:: Source material ::

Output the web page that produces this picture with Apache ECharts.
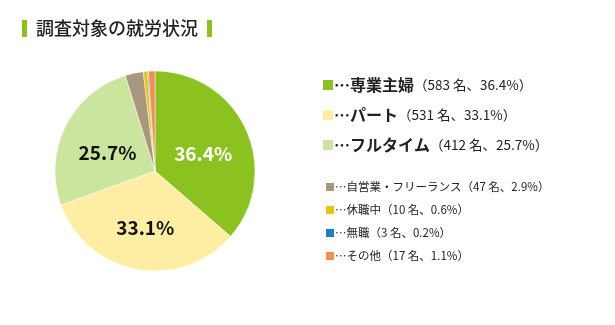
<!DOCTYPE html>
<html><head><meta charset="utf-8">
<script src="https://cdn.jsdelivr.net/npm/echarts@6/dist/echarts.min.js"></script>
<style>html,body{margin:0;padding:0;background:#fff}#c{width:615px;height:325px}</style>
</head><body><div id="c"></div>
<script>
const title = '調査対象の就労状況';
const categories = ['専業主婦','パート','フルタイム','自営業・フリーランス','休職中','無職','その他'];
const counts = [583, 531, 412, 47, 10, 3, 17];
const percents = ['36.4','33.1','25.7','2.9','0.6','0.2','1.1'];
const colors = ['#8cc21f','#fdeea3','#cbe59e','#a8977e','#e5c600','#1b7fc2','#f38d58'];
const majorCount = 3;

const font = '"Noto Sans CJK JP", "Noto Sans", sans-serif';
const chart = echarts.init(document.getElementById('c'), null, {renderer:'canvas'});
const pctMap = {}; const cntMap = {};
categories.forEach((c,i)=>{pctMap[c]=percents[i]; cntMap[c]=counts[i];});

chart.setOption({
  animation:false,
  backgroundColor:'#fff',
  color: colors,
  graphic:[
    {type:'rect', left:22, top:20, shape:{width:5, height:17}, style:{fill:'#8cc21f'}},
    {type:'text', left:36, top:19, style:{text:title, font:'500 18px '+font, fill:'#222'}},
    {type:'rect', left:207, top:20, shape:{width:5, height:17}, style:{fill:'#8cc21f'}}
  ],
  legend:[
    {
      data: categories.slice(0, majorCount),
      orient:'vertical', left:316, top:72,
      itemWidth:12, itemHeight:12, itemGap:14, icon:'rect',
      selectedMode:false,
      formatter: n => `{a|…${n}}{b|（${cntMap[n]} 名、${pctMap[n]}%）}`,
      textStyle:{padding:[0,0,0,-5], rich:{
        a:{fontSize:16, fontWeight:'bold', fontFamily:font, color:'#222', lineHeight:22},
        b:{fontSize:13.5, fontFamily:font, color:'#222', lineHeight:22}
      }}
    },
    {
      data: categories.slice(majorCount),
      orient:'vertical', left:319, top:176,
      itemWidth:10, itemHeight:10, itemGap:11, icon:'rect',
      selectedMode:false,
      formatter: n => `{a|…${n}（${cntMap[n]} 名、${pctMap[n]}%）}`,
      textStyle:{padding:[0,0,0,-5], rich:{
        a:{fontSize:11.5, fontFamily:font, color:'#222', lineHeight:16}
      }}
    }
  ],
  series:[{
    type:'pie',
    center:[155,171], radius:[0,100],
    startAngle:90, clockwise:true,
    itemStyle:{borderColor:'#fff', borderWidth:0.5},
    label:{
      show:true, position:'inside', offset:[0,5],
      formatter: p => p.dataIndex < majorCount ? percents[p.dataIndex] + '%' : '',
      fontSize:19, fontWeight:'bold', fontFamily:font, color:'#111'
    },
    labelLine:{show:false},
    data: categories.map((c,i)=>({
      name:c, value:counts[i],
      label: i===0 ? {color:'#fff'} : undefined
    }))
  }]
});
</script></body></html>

:::

Given problem:
Return each line of the data, keeping its wording exact and omitting pictures.

Response below:
Output the web page that produces this picture with Apache ECharts.
<!DOCTYPE html>
<html><head><meta charset="utf-8">
<script src="https://cdn.jsdelivr.net/npm/echarts@6/dist/echarts.min.js"></script>
<style>html,body{margin:0;padding:0;background:#fff}#c{width:615px;height:325px}</style>
</head><body><div id="c"></div>
<script>
const title = '調査対象の就労状況';
const categories = ['専業主婦','パート','フルタイム','自営業・フリーランス','休職中','無職','その他'];
const counts = [583, 531, 412, 47, 10, 3, 17];
const percents = ['36.4','33.1','25.7','2.9','0.6','0.2','1.1'];
const colors = ['#8cc21f','#fdeea3','#cbe59e','#a8977e','#e5c600','#1b7fc2','#f38d58'];
const majorCount = 3;

const font = '"Noto Sans CJK JP", "Noto Sans", sans-serif';
const chart = echarts.init(document.getElementById('c'), null, {renderer:'canvas'});
const pctMap = {}; const cntMap = {};
categories.forEach((c,i)=>{pctMap[c]=percents[i]; cntMap[c]=counts[i];});

chart.setOption({
  animation:false,
  backgroundColor:'#fff',
  color: colors,
  graphic:[
    {type:'rect', left:22, top:20, shape:{width:5, height:17}, style:{fill:'#8cc21f'}},
    {type:'text', left:36, top:19, style:{text:title, font:'500 18px '+font, fill:'#222'}},
    {type:'rect', left:207, top:20, shape:{width:5, height:17}, style:{fill:'#8cc21f'}}
  ],
  legend:[
    {
      data: categories.slice(0, majorCount),
      orient:'vertical', left:316, top:72,
      itemWidth:12, itemHeight:12, itemGap:14, icon:'rect',
      selectedMode:false,
      formatter: n => `{a|…${n}}{b|（${cntMap[n]} 名、${pctMap[n]}%）}`,
      textStyle:{padding:[0,0,0,-5], rich:{
        a:{fontSize:16, fontWeight:'bold', fontFamily:font, color:'#222', lineHeight:22},
        b:{fontSize:13.5, fontFamily:font, color:'#222', lineHeight:22}
      }}
    },
    {
      data: categories.slice(majorCount),
      orient:'vertical', left:319, top:176,
      itemWidth:10, itemHeight:10, itemGap:11, icon:'rect',
      selectedMode:false,
      formatter: n => `{a|…${n}（${cntMap[n]} 名、${pctMap[n]}%）}`,
      textStyle:{padding:[0,0,0,-5], rich:{
        a:{fontSize:11.5, fontFamily:font, color:'#222', lineHeight:16}
      }}
    }
  ],
  series:[{
    type:'pie',
    center:[155,171], radius:[0,100],
    startAngle:90, clockwise:true,
    itemStyle:{borderColor:'#fff', borderWidth:0.5},
    label:{
      show:true, position:'inside', offset:[0,5],
      formatter: p => p.dataIndex < majorCount ? percents[p.dataIndex] + '%' : '',
      fontSize:19, fontWeight:'bold', fontFamily:font, color:'#111'
    },
    labelLine:{show:false},
    data: categories.map((c,i)=>({
      name:c, value:counts[i],
      label: i===0 ? {color:'#fff'} : undefined
    }))
  }]
});
</script></body></html>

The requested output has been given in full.